Читать «Чаадаев» онлайн - страница 167

Борис Николаевич Тарасов

А что же Чаадаев? Какие мысли и чувства вызвали у него душевные переживания Норовой? Глубина и серьезность этих переживаний не находили отклика в сердце Петра Яковлевича, как не нашли его «души доверчивой признанья, любви невинной излиянья» пушкинской Татьяны в сердце Евгения Онегина. Более того, они пугали и озадачивали его, ибо он ничем не мог на них ответить, да, вероятно, и не хотел отвечать, видя в них покушение на собственную независимость и свободу, необходимые для «апостольской» миссии.

Роковое обособление душ, преодоление которого составляло главный конечный пункт теории и проповеди Чаадаева, проявилось в живой ткани его личной жизни со всей неразрешимой остротой. Здесь уже не могли помочь никакие «залоги» взыскуемого совершенного, строя, никакие высшие интеллектуальные достижения, на которые он, как известно, рассчитывал в деле этого преодоления. Здесь необходимо было такое чуткое вживание в чужую душу при одновременном погашении всяких эгоцентрических побуждений, при котором только и становится возможным достаточно полное понимание одного человека другим. Воспринимать мир и людей, как Авдотья Сергеевна Норова, Чаадаев не мог, в чем не было, разумеется, его вины — на то оно и роковое, это обособление душ. Воспринимать не мог, но пытался понять характер ее переживаний, чтобы как-то облегчить положение безнадежно увлеченной им девушки, несколько схоластически размышляя о разнице между страстной дружбой и любовью.

Откликаясь на многочисленные письма Авдотьи Сергеевны, Петр Яковлевич снисходительно разрешает ей продолжать писать, прося, однако, не заботиться о его ответах, настоятельно советует ей умерить природную пылкость и очень желает, чтобы она обрела наконец душевное спокойствие. Но не следует, уточняет он, искать утешения в его дружеском отношении к ней, а нужно найти его в ее собственном сердце, которое он называет ангельским. Тогда и ее хрупкое здоровье должно поправиться.

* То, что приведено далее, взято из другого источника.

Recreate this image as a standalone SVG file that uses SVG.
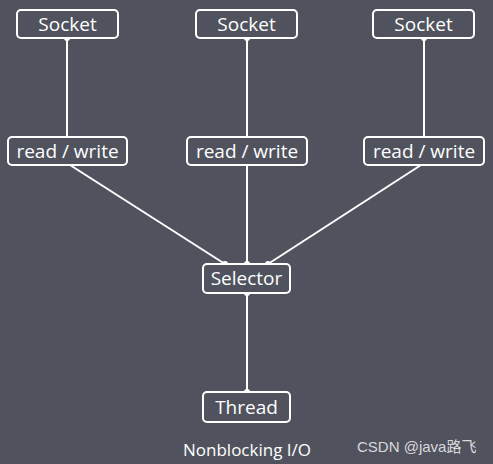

В ответном послании Авдотья Сергеевна обещает обязательно следовать всем советам и увещеваниям Петра Яковлевича и уверяет его, почувствовав беспокойно-эгоистические интонации получерного письма, что в ее отношении к нему нет никаких претензий. Все ее претензии заключаются лишь в том, чтобы слышать иногда от него доброжелательное слово, способное заставить забыть месяцы холодного молчания. Собственное благо Петра Яковлевича, о котором она постоянно и много думает, — вот главное счастье и смысл ее жизни. Она была бы даже рада постоянной разлуке с ним, если бы для полезности здоровья он нуждался бы в перемене климата и в переселении за границу. Ока только умоляла бы его тогда не лишать ее надежды писать ему до конца ее жизни и самой, хоть изредка, получать от него известия. И сейчас она рада, что Чаадаева нет рядом с ней и что он не живет этой зимой, как намеревался, у тетки в Алексеевском, где одолевают сильные морозные ветры и вьюга, а пребывает в теплом московском доме. Правда, княжна Анна Михайловна сообщила ей, что в московском жилище ее племянника дует из-под пола. Может быть, от этого, как она недавно узнала, он похудел и у него изменился цвет лица? И почему он в таком случае не переедет в другую квартиру?